El partido por el tercer lugar, ante Uruguay, lo recuerdo como uno de los mejores de esa edición; 3-2 a favor de la máquina germana. Ni Forlán pudo evitarlo. Washington Tabárez, a quien estuve a dos horas de entrevistarlo, escribía su nombre en el futbol uruguayo con letras doradas.
En Brasil 2014, por fin reviví lo de aquel lejano 1990. Alemania humilló 7-1 a los locales en semifinales y luego se impuso en la final a la Argentina de Messi, con un gol de Mario Gotze en tiempos extras. Celebré, no como si fuera alemán, sino como un aficionado a un equipo de futbol.
Rusia 2018, México le pegó los alemanes en el primer juego de la fase de grupos. Domingo, día del padre. Seguí las acciones acompañado por mi pequeño vástago. Alemania no pasó de la primera ronda y México se quedó donde mismo, atorado en los octavos.
Hoy, a Catar 2022, llegué más mesurado. No me deprime que Alemania se quede en primera ronda, muchos menos que México lo haga. He buscado la forma de ver la mayor parte de los partidos, a pesar del horario complicado. Ser aficionado al futbol es una decisión libre, que tomamos para gozar, sabiendo que muchas veces será mayor el sufrimiento. Pero aquí estamos, aguantamos todo de forma estoica. Críticas, incomprensión, juicios. Hacemos una fuerte inversión de dinero, tiempo y de más.
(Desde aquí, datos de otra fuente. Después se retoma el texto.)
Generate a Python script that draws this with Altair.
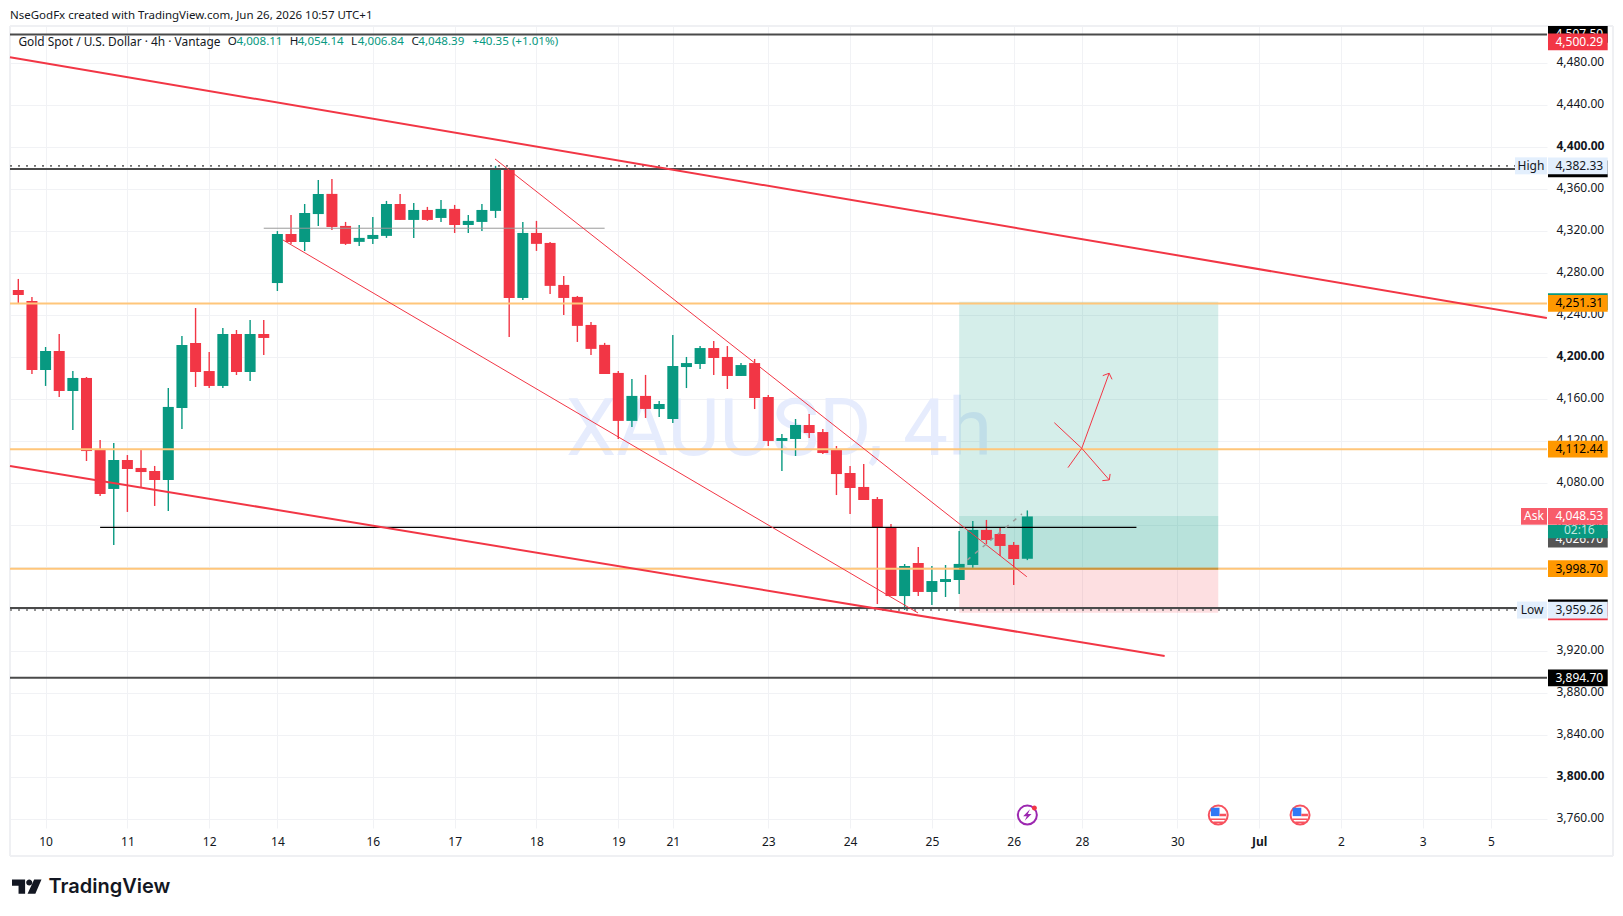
import altair as alt
import pandas as pd

# ---- candle values (4h bars) ----
opens = [4264.1,4253.6,4187.9,4206,4167.9,4180.3,4112.7,4074.6,4102.2,4094.6,4091.7,4083.1,4151.7,4213.6,4186.9,
         4172.7,4222.2,4186,4222.2,4270.7,4317.4,4309.8,4336.4,4355.6,4325.1,4309.9,4312.7,4315.6,4346,4330.8,
         4340.3,4332.7,4341.3,4326,4328.9,4339.4,4380.3,4256.5,4318.4,4308.9,4268.9,4257.5,4230.8,4211.8,4185.1,
         4139.4,4163.2,4150.7,4141.2,4190.7,4193.6,4208.8,4200.3,4182.2,4194.5,4162.2,4120.3,4122.2,4135.5,4128.8,
         4112.6,4089.8,4076.5,4065,4038.4,3972.6,4004.1,3976.5,3986,3987.9,4002.2,4035.6,4031.7,4021.3,4008.11]
closes = [4259.3,4187.9,4206,4167.9,4180.3,4110.7,4069.8,4102.2,4093.6,4090.7,4083.1,4152.7,4211.7,4186,4172.7,
          4222.2,4186,4222.2,4218.4,4317.4,4309.8,4337.4,4355.5,4324.1,4308,4313.7,4316.5,4346,4330.8,4340.3,
          4330.8,4341.3,4326,4329.9,4340.3,4380.3,4256.5,4318.4,4308,4268,4256.5,4229.9,4208,4184.1,4139.4,
          4163.2,4150.8,4155.5,4191.7,4194.5,4208.8,4199.3,4182.2,4192.6,4161.2,4120.3,4123.1,4135.5,4127.9,4108.8,
          4088.8,4075.5,4064.1,4037.4,3972.6,4001.2,3976.5,3986.9,3988.8,4003.2,4035.6,4026,4020.3,4007.9,4048.39]
highs = [4274.6,4257.4,4209.8,4222.2,4186.9,4181.2,4121.2,4118.4,4106.9,4112.7,4096.5,4170.7,4220.3,4246.9,4205,
         4227.9,4226,4235.5,4235.5,4320.2,4335.5,4346,4368.8,4369.9,4328.9,4326,4333.7,4348.9,4355.6,4347,
         4343.2,4349.9,4345.1,4335.6,4346,4382.3,4380.5,4328.9,4329.9,4309.9,4277.5,4258.4,4233.7,4213.7,4187,
         4179.4,4183.2,4158.4,4221.2,4200.3,4210.7,4215.5,4210.7,4194.5,4198.4,4164.1,4126.9,4141.2,4146,4131.7,
         4115.5,4096.5,4098.4,4066.9,4041.2,4003.1,4019.3,4001.2,4002.2,4034.6,4044.1,4045.1,4037.5,4024.1,4054.14]
lows = [4250.7,4184.1,4172.7,4162.2,4130.7,4101.2,4067.9,4021.2,4052.7,4076.5,4058.4,4053.6,4131.7,4171.7,4170.7,
        4170.7,4183.1,4177.4,4202.2,4263.1,4307.9,4301.2,4325,4321.3,4307,4306,4308,4313.7,4330.8,4313.7,
        4329.9,4328.9,4318.4,4318.4,4320.3,4332.7,4219.4,4254.6,4301.3,4260.3,4240.3,4214.6,4202.2,4184.1,4122.2,
        4133.7,4142.2,4143.1,4137.4,4170.7,4188.8,4183.1,4169.8,4182.2,4150.7,4115.5,4091.7,4106,4123.1,4107.9,
        4068.8,4050.7,4064.1,3965,3972.6,3959.3,3972.6,3964.1,3971.7,3974.6,3999.4,4022.2,4010.8,3983.2,4006.84]

# ---- axes ----
price_ticks = [3760,3800,3840,3880,3920,3960,4000,4040,4080,4120,4160,4200,4240,4280,4320,4360,4400,4440,4480]
date_ticks = [2,8,14,19,26,32,38,44,48,55,61,67,73,78,85,91,97,103,108]
date_labels = ["10","11","12","14","16","17","18","19","21","23","24","25","26","28","30","Jul","2","3","5"]

# ---- horizontal levels ----
level_orange = [4251.31,4112.44,3998.70]
level_dark = [4507.50,4379.4,3961.3,3894.70]
level_dotted = [4382.33,3959.26]

TEAL, RED = "#089981", "#f23645"
INK = "#131722"
FONT = "Noto Sans"

xs = alt.Scale(domain=[-0.609, 112.11], nice=False, zero=False, padding=0)
ys = alt.Scale(domain=[3751.7, 4515.5], nice=False, zero=False, padding=0)
GRID = "#f1f2f5"
label_expr = "{" + ",".join(f"'{v}':'{t}'" for v, t in zip(date_ticks, date_labels)) + "}[datum.value]"
x_axis = alt.Axis(values=date_ticks, labelExpr=label_expr, grid=True, gridColor=GRID, domain=False, ticks=False,
                  tickSize=0, labelPadding=13, labelFont=FONT, labelFontSize=12, labelColor=INK, title=None,
                  labelOverlap=False, labelAngle=0, labelBaseline="middle",
                  labelFontWeight={"condition": {"test": "datum.value == 91", "value": "bold"}, "value": "normal"})
y_axis = alt.Axis(values=price_ticks, format=",.2f", orient="right", grid=True, gridColor=GRID, domain=False,
                  ticks=False, tickSize=0, labelPadding=9, labelOffset=-2, labelFont=FONT, labelFontSize=12,
                  labelColor=INK, title=None, labelOverlap=False,
                  labelFontWeight={"condition": {"test": "datum.value == 4400 || datum.value == 4200 || datum.value == 3800",
                                                 "value": "bold"}, "value": "normal"})
X = alt.X("x:Q", scale=xs, axis=x_axis)
Y = alt.Y("y:Q", scale=ys, axis=y_axis)

PX0, PY0 = 10, 26


def line(xv, yv, color, width=1.0, dash=None, opacity=1.0):
    kw = {"strokeDash": dash} if dash else {}
    return alt.Chart(pd.DataFrame({"x": xv, "y": yv, "o": list(range(len(xv)))})).mark_line(
        color=color, strokeWidth=width, opacity=opacity, **kw).encode(x=X, y=Y, order="o:Q")


def hline(p, color, width, dash=None, x0=-0.609, x1=112.11):
    return line([x0, x1], [p, p], color, width, dash)


def label(t, x, y, color=INK, size=12, align="left", weight="normal", font=FONT):
    return alt.Chart(pd.DataFrame({"t": [t]})).mark_text(align=align, baseline="middle", color=color, fontSize=size,
                                                         fontWeight=weight, font=font).encode(
        x=alt.value(x - PX0), y=alt.value(y - PY0), text="t:N")


def rect_path(half_h):
    return f"M-1,-{half_h}H1V{half_h}H-1Z"


def tag(p, fill, text=None, tcolor="#ffffff", xc=1577.85, w=59.7, h=16.7, dy=0):
    df = pd.DataFrame({"y": [p], "t": [text or ""]})
    out = alt.Chart(df).mark_point(shape=rect_path(round(h / w, 3)), size=w * w, filled=True, opacity=1, color=fill,
                                   strokeWidth=0).encode(x=alt.value(xc - PX0), y=Y)
    if text:
        tx = 1579.3 if xc > 1548 else xc
        out = out + alt.Chart(df).mark_text(align="center", baseline="middle", color=tcolor, fontSize=12, font=FONT,
                                            dy=dy).encode(x=alt.value(tx - PX0), y=Y, text="t:N")
    return out


def icon(xv, p, shape, size, fill=None, stroke=None, sw=0):
    kw = dict(shape=shape, size=size, opacity=1, filled=True, fill=fill, stroke=stroke or fill, strokeWidth=sw)
    return alt.Chart(pd.DataFrame({"x": [xv], "y": [p]})).mark_point(**kw).encode(x=X, y=Y)


def box(x0, x1, p0, p1, color, opacity):
    return alt.Chart(pd.DataFrame({"x": [x0], "x2": [x1], "y": [p0], "y2": [p1]})).mark_rect(
        color=color, opacity=opacity).encode(x=X, x2="x2:Q", y=Y, y2="y2:Q")


def frame(x0, x1, y0, y1):
    return alt.Chart(pd.DataFrame({"a": [0]})).mark_rule(color="#eff0f3", strokeWidth=2).encode(
        x=alt.value(x0 - PX0), x2=alt.value(x1 - PX0), y=alt.value(y0 - PY0), y2=alt.value(y1 - PY0))


candles = pd.DataFrame({"x": list(range(len(opens))), "o": opens, "c": closes, "h": highs, "l": lows})
cond = alt.condition("datum.c >= datum.o", alt.value(TEAL), alt.value(RED))

layers = []
# axes + grid
layers.append(alt.Chart(pd.DataFrame({"x": [0], "y": [4000]})).mark_point(opacity=0).encode(x=X, y=Y))
# frame
layers += [frame(10, 10, 26, 856), frame(10, 1613, 26, 26), frame(1613, 1613, 26, 856), frame(10, 1613, 856, 856)]
# watermark
layers.append(label("XAUUSD, 4h", 779, 431, color="#e6ecfd", size=80, align="center", font="Roboto"))
# position tool
layers += [box(69, 88, 3998.7, 4252.9, TEAL, 0.17),
           box(69, 88, 3998.7, 4048.9, TEAL, 0.14),
           box(69, 88, 3956.8, 3998.7, RED, 0.16)]
# candles
layers.append(alt.Chart(candles).mark_rule(strokeWidth=1.4).encode(
    x=X, y=alt.Y("l:Q", scale=ys, axis=y_axis), y2="h:Q", color=cond))
layers.append(alt.Chart(candles).mark_bar(size=11, orient="vertical").encode(
    x=X, y=alt.Y("o:Q", scale=ys, axis=y_axis), y2="c:Q", color=cond))
# horizontal levels
for p in level_orange:
    layers.append(hline(p, "#ffc67a", 2))
layers.append(hline(3998.7, "#c9953f", 2, x0=69, x1=88))
for p in level_dark:
    layers.append(hline(p, "#4a4a4a", 2))
for p in level_dotted:
    layers.append(hline(p, "#6f6f6f", 1.6, dash=[2, 6]))
layers.append(hline(4038, "#000000", 1.1, x0=6, x1=82))
layers.append(hline(4322.9, "#9a9a9a", 1, x0=18, x1=43))
# trend lines
layers.append(line([-0.61, 112.1], [4485.8, 4237.4], RED, 2))
layers.append(line([-0.61, 84.07], [4096.5, 3915.5], RED, 2))
layers.append(line([34.96, 73.96], [4388.9, 3991], RED, 1))
layers.append(line([19.41, 65.98], [4311.7, 3956.5], RED, 1))
layers.append(line([69.6, 73.6], [4007, 4050.8], "#9a9a9a", 1.5, dash=[4, 6]))
# arrows
layers.append(line([75.98, 77.99, 80.01], [4137.7, 4113.3, 4083.2], RED, 1))
layers.append(line([79.5, 80.01, 80.07], [4082.5, 4083.2, 4088.9], RED, 1))
layers.append(line([76.98, 77.99, 80.0], [4094.9, 4113.3, 4184.8], RED, 1))
layers.append(line([79.53, 80.0, 80.21], [4182.5, 4184.8, 4179], RED, 1))
# event icons
layers.append(icon(74, 3764, "circle", 361, fill="#ffffff", stroke="#9c27b0", sw=2))
layers.append(icon(74, 3764, "M0.25,-0.55L-0.4,0.1L-0.05,0.1L-0.25,0.55L0.4,-0.1L0.05,-0.1Z", 441, fill="#9c27b0"))
layers.append(icon(74, 3764, "M0.43,-0.67a0.24,0.24 0 1,0 0.48,0a0.24,0.24 0 1,0 -0.48,0Z", 441, fill="#f23645"))
for fx in (88, 94):
    layers.append(icon(fx, 3764, "circle", 361, fill="#ffffff", stroke="#f7525f", sw=2))
    layers.append(icon(fx, 3764, "M-0.7,-0.7H0.12V0.1H-0.7Z", 441, fill="#3179f5"))
    layers.append(icon(fx, 3764, "M0.12,-0.12H0.75V0.12H0.12ZM-0.7,0.32H0.7V0.48H-0.7ZM-0.45,0.62H0.45V0.76H-0.45Z",
                       441, fill="#f7525f"))
# under tags (partly hidden)
layers += [tag(4507.5, "#000000", "4,507.50"), tag(4253, TEAL), tag(4379.4, "#000000"), tag(3961.3, "#000000"),
           tag(3957.6, RED), tag(4026.7, "#555555", "4,026.70")]
# over tags
layers += [tag(4500.29, RED, "4,500.29"), tag(4382.33, "#e3effd", "4,382.33", INK),
           tag(4251.31, "#ff9800", "4,251.31", "#000000"), tag(4112.44, "#ff9800", "4,112.44", "#000000"),
           tag(4048.53, "#f85c6a", "4,048.53"), tag(4033.9, TEAL, "02:16", "#bfe7df", h=13.4, dy=-2),
           tag(3998.7, "#ff9800", "3,998.70", "#000000"), tag(3959.26, "#e3effd", "3,959.26", INK),
           tag(3894.7, "#000000", "3,894.70"),
           tag(4382.33, "#e3effd", "High", INK, xc=1531, w=32, h=17),
           tag(3959.26, "#e3effd", "Low", INK, xc=1532, w=30, h=17),
           tag(4048.53, "#f85c6a", "Ask", "#ffffff", xc=1534, w=26, h=16.7)]
# header texts
layers.append(label("NseGodFx created with TradingView.com, Jun 26, 2026 10:57 UTC+1", 10, 16, size=11.5))
layers.append(label("Gold Spot / U.S. Dollar · 4h · Vantage", 18.4, 42, size=11.9))
legend_parts = [("O", 227.7, INK), ("4,008.11", 236.5, TEAL), ("H", 289.7, INK), ("4,054.14", 297.7, TEAL),
                ("L", 351, INK), ("4,006.84", 357.8, TEAL), ("C", 411.4, INK), ("4,048.39", 418.3, TEAL),
                ("+40.35 (+1.01%)", 472.6, TEAL)]
for t, x, c in legend_parts:
    layers.append(label(t, x, 42, color=c, size=11.6))
# logo
logo = ("M-1,-0.486H-0.111V0.486H-0.556V-0.069H-1Z"
        "M-0.038,-0.28a0.205,0.205 0 1,0 0.41,0a0.205,0.205 0 1,0 -0.41,0Z"
        "M0.5,-0.486H1L0.583,0.486H0.056Z")
layers.append(alt.Chart(pd.DataFrame({"a": [0]})).mark_point(shape=logo, size=870, filled=True, opacity=1,
                                                             color="#131722", strokeWidth=0).encode(
    x=alt.value(26.75 - PX0), y=alt.value(886.7 - PY0)))
layers.append(label("TradingView", 48.5, 887, color="#131722", size=20, weight=600, font="Inter"))

chart = alt.layer(*layers).properties(
    width=1537, height=802, autosize="none",
    padding={"left": 2, "top": 18, "right": 68, "bottom": 75},
    background="#ffffff",
).configure_view(stroke=None)

chart.save("out.html", embed_options={"renderer": "svg", "actions": False})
Justo unos días antes de que rodara el balón en Catar, mi novia decidió dejarme: “no creo que vaya a aguantar todas las temporadas de futbol, beisbol, americano, básquet que hay toda la vida”. Y justo ahí, comenzó una nueva temporada para un servidor.
Así es mi relación con el futbol y el Mundial. Recuerdo fechas, recuerdo datos, recuerdo información que parecería “inútil” pero que, sin saber, luego me ayudaría en mi desempeño profesional (no así en mis relaciones personales). Hoy, queda ver si Messi logra por fin sacudirse la famosa frase que lo ha alejado del Olimpo futbolero: “Le falta ganar un Mundial”.
¿Estamos a punto de ser testigos de la historia? Yo creo que sí. Así que seguiré apostando en el nombre del futbol.